Smoke Test vs Sanity Test
Smoke testing is a preliminary to further testing, intended to reveal simple failures severe enough to reject a prospective software release. Smoke testing performed on a particular build is also known as a build verification test.

Why, Smoke Testing?
The main objective behind smoke testing is to know whether the essential functions of the applications are working or not. In case they are found to be not working, additional modifications and changes are introduced before the application can proceed to other tests.
Such modifications may need to continue until a time when all essential functions go through the smoke test. Smoke test can be an invaluable tool that helps you conserve precious time, energy and money; if any of the software features fails smoke test, then the developers need to think of additional modifications to the application.

When, Smoke Testing?
It acts as a prerequisite test before conducting any other tests. Using smoke testing at the first stage of the software development will help you reveal the errors and possible failures on the software. A big failure or breakdown will help the developers decide whether they need to discard the project or not.
Smoke tests are good for verifying proper deployment or other non-invasive changes. They are also useful for verifying a build is ready to send to test.

How,Smoke testing?
Smoke Testing is performed after software build to ascertain that the critical functionalities of the program is working fine. It is executed before any detailed functional or regression tests are executed on the software build. The purpose is to reject a badly broken application, so that the QA team does not waste time installing and testing the software application.
In Smoke testing, the test cases chosen cover the most important functionality or component of the system. It does not perform exhaustive testing, but to verify that the critical functionalities of the system are working.

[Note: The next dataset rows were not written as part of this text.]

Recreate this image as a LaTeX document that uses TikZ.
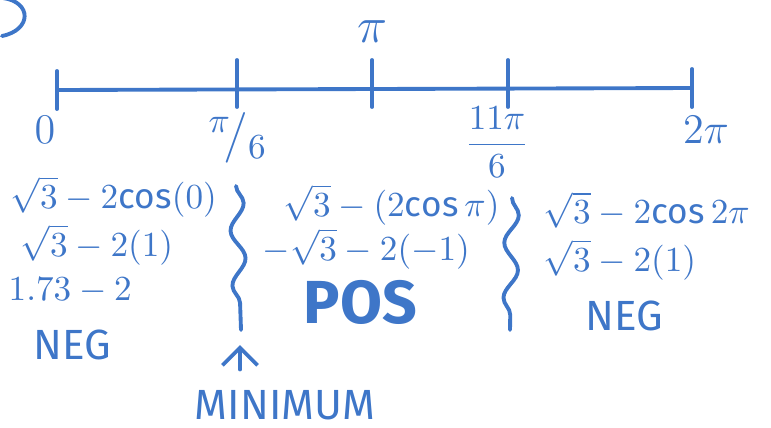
\documentclass[tikz,border=0pt]{standalone}
\usepackage{fontspec}
\setmainfont{Fira Sans}
\usepackage{tikz}
\usetikzlibrary{arrows.meta,positioning,calc,decorations.pathmorphing}
\definecolor{inkblue}{RGB}{62,118,200}

\begin{document}
\begin{tikzpicture}[
  x=0.01cm, y=-0.01cm,
  ink/.style   = {draw=inkblue, line width=1.1pt, line cap=round},
  lbl/.style   = {text=inkblue, font=\large, inner sep=0pt},
  expr/.style  = {lbl, font=\normalsize, anchor=west},
  wave/.style  = {ink, decorate, decoration={snake, amplitude=2pt,
                  segment length=0.55cm}},
  arr/.style   = {ink, -{Straight Barb[length=5pt, width=10pt]}},
]
\useasboundingbox (0,0) rectangle (771,427);
% number line
\coordinate (t0) at (57,90);
\coordinate (t1) at (237,90);
\coordinate (t2) at (372,90);
\coordinate (t3) at (508,90);
\coordinate (t4) at (692,88);
\draw[ink] (t0) -- (t4);
\foreach \t in {t0,t4}
  \draw[ink] ([yshift=0.19cm]\t) -- ([yshift=-0.19cm]\t);
\foreach \t in {t1,t2,t3}
  \draw[ink] ([yshift=0.3cm]\t) -- ([yshift=-0.17cm]\t);
\draw[ink] (3,-2) .. controls (32,2) and (32,30) .. (2,36);

\node[lbl]           (l0) at (45,130)  {$0$};
\node[lbl]           (l1) at (238,138) {\Large$^{\pi}\!/_{6}$};
\node[lbl]           (l2) at (372,32)  {\Large$\pi$};
\node[lbl]           (l3) at (497,142) {\normalsize$\displaystyle\frac{11\pi}{6}$};
\node[lbl]           (l4) at (706,130) {$2\pi$};

% zero
\node[expr] (a1) at (10,197) {$\sqrt{3}-2\mathrm{cos}(0)$};
\node[expr] (a2) at (20,245) {$\sqrt{3}-2(1)$};
\node[expr] (a3) at (8,291)  {$1.73-2$};
\node[lbl, anchor=west] (a4) at (33,345) {NEG};

% pi
\node[expr] (b1) at (283,205) {$\sqrt{3}-(2\mathrm{cos}\,\pi)$};
\node[expr] (b2) at (262,249) {$-\sqrt{3}-2(-1)$};
\node[lbl, anchor=west, font=\LARGE\bfseries] (b3) at (303,302) {POS};

% two pi
\node[expr] (c1) at (543,210) {$\sqrt{3}-2\mathrm{cos}\,2\pi$};
\node[expr] (c2) at (543,260) {$\sqrt{3}-2(1)$};
\node[lbl, anchor=west] (c3) at (585,316) {NEG};

\coordinate (w1a) at (236,186);
\coordinate (w1b) at (241,330);
\coordinate (w2a) at (512,198);
\coordinate (w2b) at (510,330);
\draw[wave] (w1a) -- (w1b);
\draw[wave] (w2a) -- (w2b);

\node[lbl] (minv) at (285,405) {MINIMUM};
\coordinate (mtip) at (240,345);
\draw[arr] (minv.north -| mtip) ++(0,0.2cm) -- (mtip);
\end{tikzpicture}
\end{document}
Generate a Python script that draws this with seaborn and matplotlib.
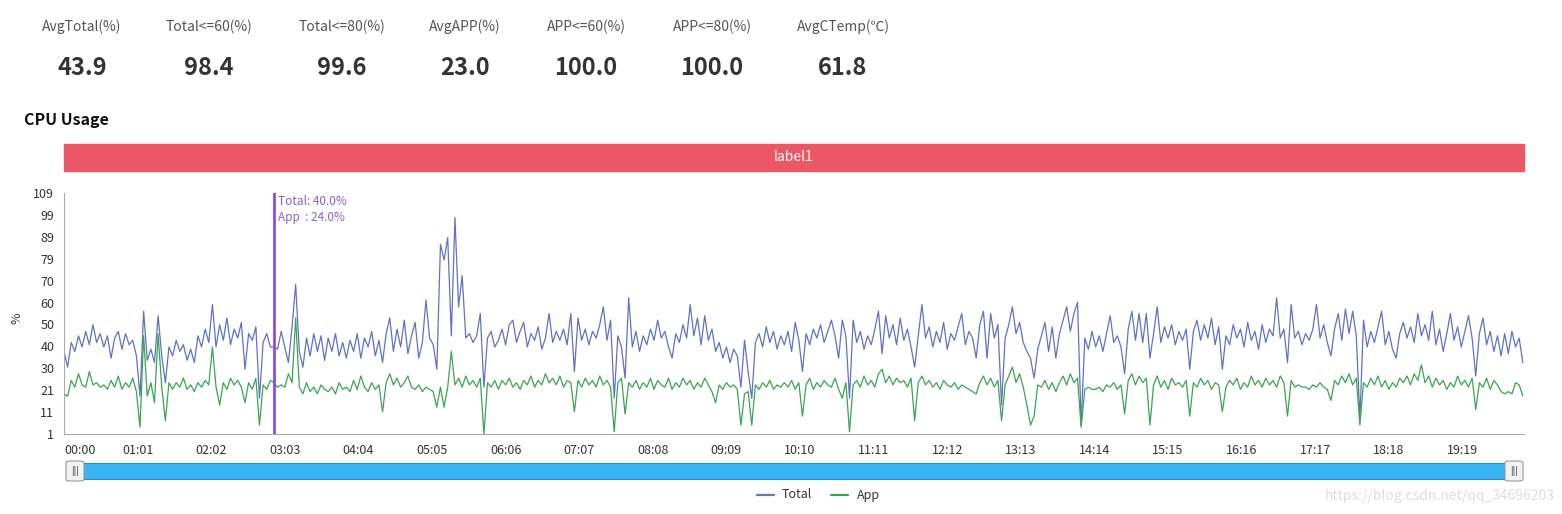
import numpy as np
import pandas as pd
import seaborn as sns
import matplotlib.pyplot as plt
from matplotlib.patches import Rectangle, FancyBboxPatch

# summary numbers shown above the chart
stat_names = ["AvgTotal(%)", "Total<=60(%)", "Total<=80(%)", "AvgAPP(%)",
              "APP<=60(%)", "APP<=80(%)", "AvgCTemp(℃)"]
stat_values = ["43.9", "98.4", "99.6", "23.0", "100.0", "100.0", "61.8"]
stat_x = [82, 209, 342, 465, 586, 712, 843]

# one sample every 3 seconds, one row per minute
total_rows = [
    [38, 31, 42, 38, 45, 40, 47, 41, 50, 42, 46, 40, 45, 35, 44, 47, 39, 46, 41, 43],
    [36, 18, 56, 34, 39, 33, 54, 36, 24, 40, 36, 43, 38, 41, 34, 39, 33, 45, 40, 48],
    [42, 59, 40, 50, 43, 53, 41, 48, 44, 51, 30, 46, 43, 49, 17, 42, 46, 40, 40, 39],
    [47, 40, 33, 49, 68, 38, 31, 44, 36, 46, 38, 45, 34, 44, 38, 46, 36, 42, 35, 43],
    [38, 46, 35, 44, 40, 47, 36, 43, 33, 46, 53, 38, 48, 40, 52, 37, 45, 51, 35, 42],
    [61, 44, 41, 30, 86, 79, 89, 45, 98, 58, 72, 44, 46, 42, 45, 55, 22, 44, 47, 40],
    [43, 48, 41, 50, 52, 42, 47, 51, 40, 46, 43, 49, 39, 44, 55, 42, 47, 43, 48, 41],
    [55, 29, 53, 43, 48, 41, 47, 44, 50, 58, 43, 52, 17, 45, 40, 26, 62, 40, 47, 38],
    [45, 41, 48, 43, 52, 44, 47, 40, 35, 46, 42, 50, 44, 59, 45, 53, 41, 54, 43, 48],
    [38, 42, 35, 40, 33, 39, 36, 22, 43, 29, 17, 42, 46, 40, 49, 42, 47, 39, 45, 41],
    [47, 38, 51, 43, 29, 46, 41, 48, 44, 50, 42, 47, 52, 45, 35, 52, 45, 17, 52, 42],
    [47, 39, 45, 41, 48, 56, 37, 54, 44, 50, 41, 53, 43, 48, 40, 31, 45, 59, 44, 49],
    [40, 47, 42, 51, 39, 46, 43, 49, 55, 41, 47, 44, 35, 50, 56, 35, 55, 44, 50, 14],
    [44, 50, 58, 46, 51, 42, 38, 35, 26, 39, 45, 51, 38, 49, 35, 46, 52, 58, 47, 55],
    [60, 5, 44, 39, 47, 40, 45, 38, 46, 54, 42, 45, 40, 28, 48, 56, 43, 55, 42, 55],
    [35, 46, 58, 42, 49, 44, 50, 41, 47, 43, 48, 30, 47, 52, 43, 50, 44, 53, 41, 49],
    [30, 45, 41, 50, 44, 48, 40, 51, 43, 47, 39, 50, 42, 48, 45, 62, 44, 48, 33, 59],
    [44, 47, 41, 46, 43, 48, 59, 44, 50, 42, 36, 48, 55, 43, 57, 46, 56, 45, 8, 52],
    [40, 47, 42, 49, 56, 41, 47, 39, 35, 46, 51, 44, 49, 42, 55, 45, 50, 43, 56, 41],
    [48, 38, 46, 55, 43, 49, 40, 47, 54, 44, 27, 46, 53, 41, 47, 38, 45, 36, 46, 37],
    [47, 40, 44, 33],
]
app_rows = [
    [19, 18, 25, 22, 28, 23, 22, 29, 23, 24, 22, 23, 21, 25, 22, 27, 21, 24, 22, 26],
    [20, 4, 45, 18, 24, 15, 46, 22, 7, 24, 21, 24, 22, 26, 21, 23, 20, 24, 22, 25],
    [23, 40, 22, 14, 24, 21, 26, 23, 25, 22, 15, 24, 21, 26, 5, 23, 21, 25, 24, 22],
    [23, 22, 28, 24, 53, 22, 19, 24, 20, 22, 19, 23, 21, 20, 22, 19, 24, 21, 22, 20],
    [25, 21, 27, 22, 20, 24, 21, 23, 11, 24, 28, 23, 26, 22, 24, 27, 22, 21, 23, 20],
    [22, 21, 20, 13, 22, 13, 22, 38, 23, 26, 22, 27, 23, 25, 22, 26, 1, 24, 22, 25],
    [21, 25, 23, 26, 22, 24, 21, 25, 23, 27, 22, 25, 23, 28, 24, 26, 23, 27, 22, 25],
    [24, 11, 25, 22, 26, 23, 25, 22, 27, 23, 25, 22, 2, 24, 26, 10, 24, 22, 25, 21],
    [24, 22, 26, 21, 25, 23, 22, 26, 21, 24, 22, 26, 23, 25, 21, 24, 22, 26, 23, 20],
    [15, 23, 21, 24, 22, 23, 21, 5, 19, 20, 5, 23, 21, 24, 22, 25, 21, 23, 22, 24],
    [22, 25, 21, 24, 9, 23, 26, 21, 24, 22, 25, 23, 22, 26, 21, 17, 24, 2, 23, 25],
    [22, 27, 23, 25, 22, 28, 30, 24, 27, 23, 26, 24, 25, 22, 26, 7, 24, 27, 23, 25],
    [22, 24, 21, 25, 23, 22, 24, 21, 23, 22, 21, 20, 19, 24, 27, 23, 26, 22, 25, 7],
    [23, 27, 31, 24, 28, 22, 14, 5, 9, 23, 22, 25, 21, 24, 20, 24, 27, 23, 28, 24],
    [26, 4, 21, 22, 21, 21, 22, 20, 23, 22, 24, 21, 23, 10, 25, 28, 23, 27, 24, 26],
    [5, 23, 27, 22, 25, 21, 26, 23, 24, 22, 25, 9, 24, 22, 26, 23, 25, 21, 24, 23],
    [11, 22, 25, 23, 26, 21, 24, 22, 27, 23, 25, 22, 26, 23, 25, 22, 27, 24, 9, 25],
    [22, 23, 22, 22, 21, 23, 22, 24, 22, 21, 16, 25, 23, 27, 24, 28, 23, 26, 5, 24],
    [22, 26, 23, 27, 22, 25, 21, 24, 22, 26, 24, 27, 23, 28, 25, 32, 24, 27, 22, 26],
    [23, 25, 21, 24, 22, 27, 23, 25, 22, 26, 12, 24, 22, 26, 21, 25, 23, 20, 19, 20],
    [19, 24, 23, 18],
]
total = [v for row in total_rows for v in row]
app = [v for row in app_rows for v in row]
seconds = list(range(0, 3 * len(total), 3))

x_tick_labels = ["00:00", "01:01", "02:02", "03:03", "04:04", "05:05", "06:06",
                 "07:07", "08:08", "09:09", "10:10", "11:11", "12:12", "13:13",
                 "14:14", "15:15", "16:16", "17:17", "18:18", "19:19"]
y_tick_labels = ["1", "11", "21", "30", "40", "50", "60", "70", "79", "89", "99", "109"]

marker_second = 174
marker_text = "Total: 40.0%\nApp  : 24.0%"

W, H = 1562, 514
sns.set_style("white")
plt.rcParams['font.family'] = ['Noto Sans CJK SC', 'DejaVu Sans']

fig = plt.figure(figsize=(W / 100, H / 100), dpi=100)


def fx(x):
    return x / W


def fy(y):
    return 1 - y / H


# header stats
for name, val, x in zip(stat_names, stat_values, stat_x):
    fig.text(fx(x), fy(27), name, ha='center', va='center', fontsize=10, color='#555555')
    fig.text(fx(x), fy(68), val, ha='center', va='center', fontsize=17,
             fontweight='bold', color='#333333')

fig.text(fx(24), fy(120), "CPU Usage", ha='left', va='center', fontsize=11.5,
         fontweight='bold', color='#111111')

# red label band
fig.patches.append(Rectangle((fx(64), fy(171)), fx(1460), 27 / H,
                             transform=fig.transFigure, color='#eb5765', zorder=1))
fig.text(fx(794), fy(157), "label1", ha='center', va='center', fontsize=10, color='white')

# main chart
df = pd.DataFrame({
    'sec': seconds * 2,
    'value': total + app,
    'series': ['Total'] * len(total) + ['App'] * len(app),
})
ax = fig.add_axes([fx(64), fy(434), fx(1460), 241 / H])
sns.lineplot(data=df, x='sec', y='value', hue='series',
             palette={'Total': '#5f72c4', 'App': '#3aa452'},
             linewidth=0.9, ax=ax, legend=False)
ax.set_xlim(0, 1210)
ax.set_ylim(1, 109)

tick_secs = [int(t[:2]) * 60 + int(t[3:]) for t in x_tick_labels]
ax.set_xticks(tick_secs)
ax.set_xticklabels(x_tick_labels)
ax.get_xticklabels()[0].set_horizontalalignment('left')
ax.set_yticks(np.linspace(1, 109, len(y_tick_labels)))
ax.set_yticklabels(y_tick_labels)
ax.tick_params(axis='both', length=4, width=0.8, color='#999999', labelsize=9,
               labelcolor='#333333', pad=3)
for s in ['top', 'right']:
    ax.spines[s].set_visible(False)
for s in ['left', 'bottom']:
    ax.spines[s].set_color('#aaaaaa')
    ax.spines[s].set_linewidth(0.8)
ax.set_xlabel('')
ax.set_ylabel('')
fig.text(fx(17), fy(318), "%", rotation=90, ha='center', va='center', fontsize=9, color='#333333')

ax.axvline(marker_second, color='#8a4de8', linewidth=2)
ax.text(marker_second + 3, 108, marker_text, ha='left', va='top', fontsize=8.5,
        color='#8a5fc9', linespacing=1.25)

# data zoom slider
fig.patches.append(Rectangle((fx(66), fy(479)), fx(1456), 16 / H, transform=fig.transFigure,
                             facecolor='#3ab5f3', edgecolor='#2a8fc8', linewidth=0.8, zorder=1))
for hx in [75, 1514]:
    fig.patches.append(FancyBboxPatch((fx(hx - 9), fy(481)), fx(18), 20 / H,
                                      boxstyle="round,pad=0.0,rounding_size=0.003",
                                      transform=fig.transFigure, facecolor='#f2f2f2',
                                      edgecolor='#9a9a9a', linewidth=0.8, zorder=2))
    fig.text(fx(hx), fy(471), "|||", ha='center', va='center', fontsize=6.5,
             fontweight='bold', color='#666666', zorder=3)

# legend
fig.add_artist(plt.Line2D([fx(757), fx(774)], [fy(495), fy(495)], color='#6677bb', linewidth=1.6))
fig.text(fx(782), fy(495), "Total", ha='left', va='center', fontsize=9, color='#333333')
fig.add_artist(plt.Line2D([fx(831), fx(848)], [fy(495), fy(495)], color='#3aa452', linewidth=1.6))
fig.text(fx(857), fy(495), "App", ha='left', va='center', fontsize=9, color='#333333')

fig.text(fx(1555), fy(496), "https://blog.csdn.net/qq_34696203", ha='right', va='center',
         fontsize=10, color='#dddddd')

fig.savefig("out.png", dpi=100)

For example, in a typical smoke testing, the test case would be – “Verify that the application launches successfully”, “Check that the GUI is responsive”, “Check user able to navigate from one window to other” etc. 

Types of Smoke testing
Basically there are two types of Smoke testing.
  1.                         Functional Test
  2.                         Unit Test


FFunctional Test
Functional tests exercise the complete program with various inputs.
Unit Test
Unit tests exercise individual functions, subroutines, or object methods.
Both functional testing tools and unit testing tools tend to be third-party products that are not part of the compiler suite. Functional tests may be a scripted series of program inputs, possibly even with an automated mechanism for controlling mouse movements. Unit tests may be separate functions within the code itself, or driver layer that links to the code without altering the code being tested.
Advantages
Smoke testing does provide lot of benefits to the software development team. First, it can expel all those software applications that lack the potential to reach the market. In this way, software engineers can easily reject those software projects that are still in their early stages of development. If they find some errors in such projects, they can either modify it or reject the whole project.